JSON and YAML Support in CFEngine

Table of Contents


JSON is a well-known data language. It even has a specification (See http://json.org).

YAML is another well-known data language. It has a longer, much more complex specification (See http://yaml.org).

CFEngine has core support for JSON and YAML. Let's see what it can do.

Problem statement

We'd like to read, access, and merge JSON-sourced data structures: they should be weakly typed, arbitrarily nested, with consistent quoting and syntax.

We'd like to read, access, and merge YAML-sourced data structures just like JSON-sourced, to keep policy and internals simple.

In addition, we must not break backward compatibility with CFEngine 3.5 and older, so we'd like to use the standard CFEngine array a[b] syntax.

Data containers

A new data type, the data container, was introduced in 3.6.

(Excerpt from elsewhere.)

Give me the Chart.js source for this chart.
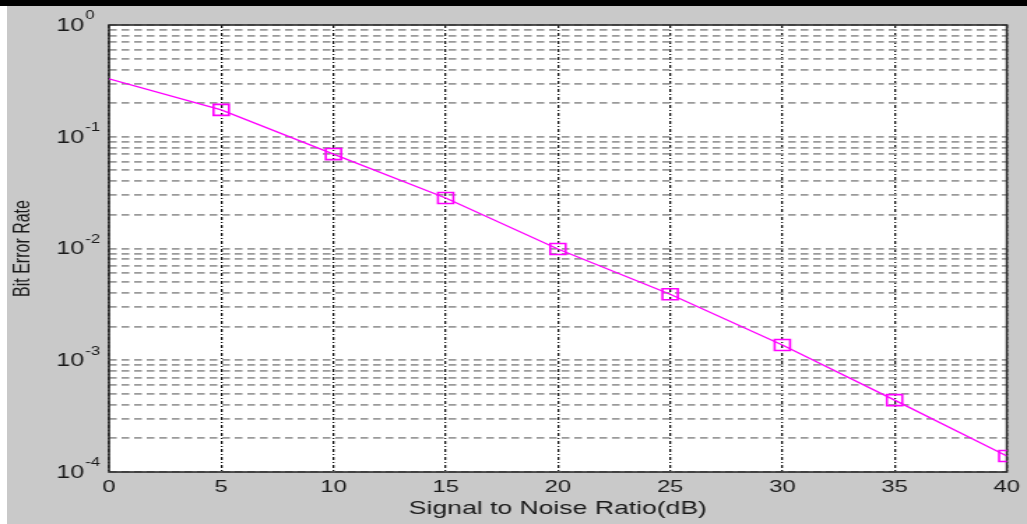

It's simply called data. The documentation with some examples is at https://cfengine.com/docs/master/reference-promise-types-vars.html#data-container-variables

Reading JSON

There are many ways to read JSON data; here are a few:

  • readjson(): read from a JSON file, e.g. "mydata" data => readjson("/my/file", 100k);
  • parsejson(): read from a JSON string, e.g. "mydata" data => parsejson('{ "x": "y" }');
  • data_readstringarray() and data_readstringarrayidx(): read text data from a file, split it on a delimiter, and make them into structured data.
  • mergedata(): merge data containers, slists, and classic CFEngine arrays, e.g. "mydata" data => mergedata(container1, slist2, array3);

mergedata in particular is very powerful. It can convert a slist or a classic CFEngine array to a data container easily: "mydata" data => mergedata(myslist);

Reading YAML

There are two ways to read YAML data:

  • readyaml(): read from a YAML file, e.g. "mydata" data => readyaml("/my/file.yaml", 100k);
  • parseyaml(): read from a YAML string, e.g. "mydata" data => parseyaml('- arrayentry1');

Since these functions return data containers, everything about JSON-sourced data structures applies to YAML-sourced data structures as well.

Accessing JSON

To access JSON data, you can use:

  • the nth() function to access an array element, e.g. "myx" string => nth(container1, 0);
  • the nth function to access a map element, e.g. "myx" string => nth(container1, "x");
  • the a[b] notation, e.g. "myx" string => "$(container1[x])";. You can nest, e.g. a[b][c][0][d]. This only works if the element is something that can be expanded in a string. So a number or a string work. A list of strings or numbers works. A key-value map under x won't work.
  • the getindices() and getvalues() functions, just like classic CFEngine arrays

A full example

This example can be saved and run. It will load a key-value map where the keys are class names and the values are hostname regular expressions or class names.

  • if your host name is c or b or the classes c or b are defined, the dev class will be defined
  • if your host name is flea or the class flea is defined, the prod class will be defined
  • if your host name is a or the class a is defined, the qa class will be defined
  • if your host name is linux or the class linux is defined, the private class will be defined

Easy, right?

body common control
      bundlesequence => { "run" };

bundle agent run
      "bykey" data => parsejson('{ "dev": ["c", "b"], "prod": ["flea"], "qa": ["a"], "private": ["linux"] }');

      "keys" slist => getindices("bykey");

      # define the class from the key name if any of the items under the key match the host name
      "$(keys)" expression => regcmp("$(bykey[$(keys)])", $(sys.host));

      # define the class from the key name if any of the items under the key are a defined class
      "$(keys)" expression => classmatch("$(bykey[$(keys)])");

      "keys = $(keys)";
      "I am in class $(keys)" if => $(keys);

So, where's the magic? Well, if you're familiar with classic CFEngine arrays, you will be happy to hear that the exact same syntax works with them. In other words, data containers don't change how you use CFEngine. You still use getindices to get the keys, then iterate through them and look up values.

Well, you can change

      "bykey" data => parsejson('{ "dev": ["c", "b"], "prod": ["flea"], "qa": ["a"], "private": ["linux"] }');


      "bykey" data => data_readstringarray(...);

and read the same container from a text file. The file should be formatted like this to produce the same data as above:

dev c b
prod flea
qa a
private linux

You can also use

      "bykey" data => readjson(...);

and read the same container from a JSON file.


Using JSON and YAML from CFEngine is easy and does not change how you use CFEngine. Try it out and see for yourself!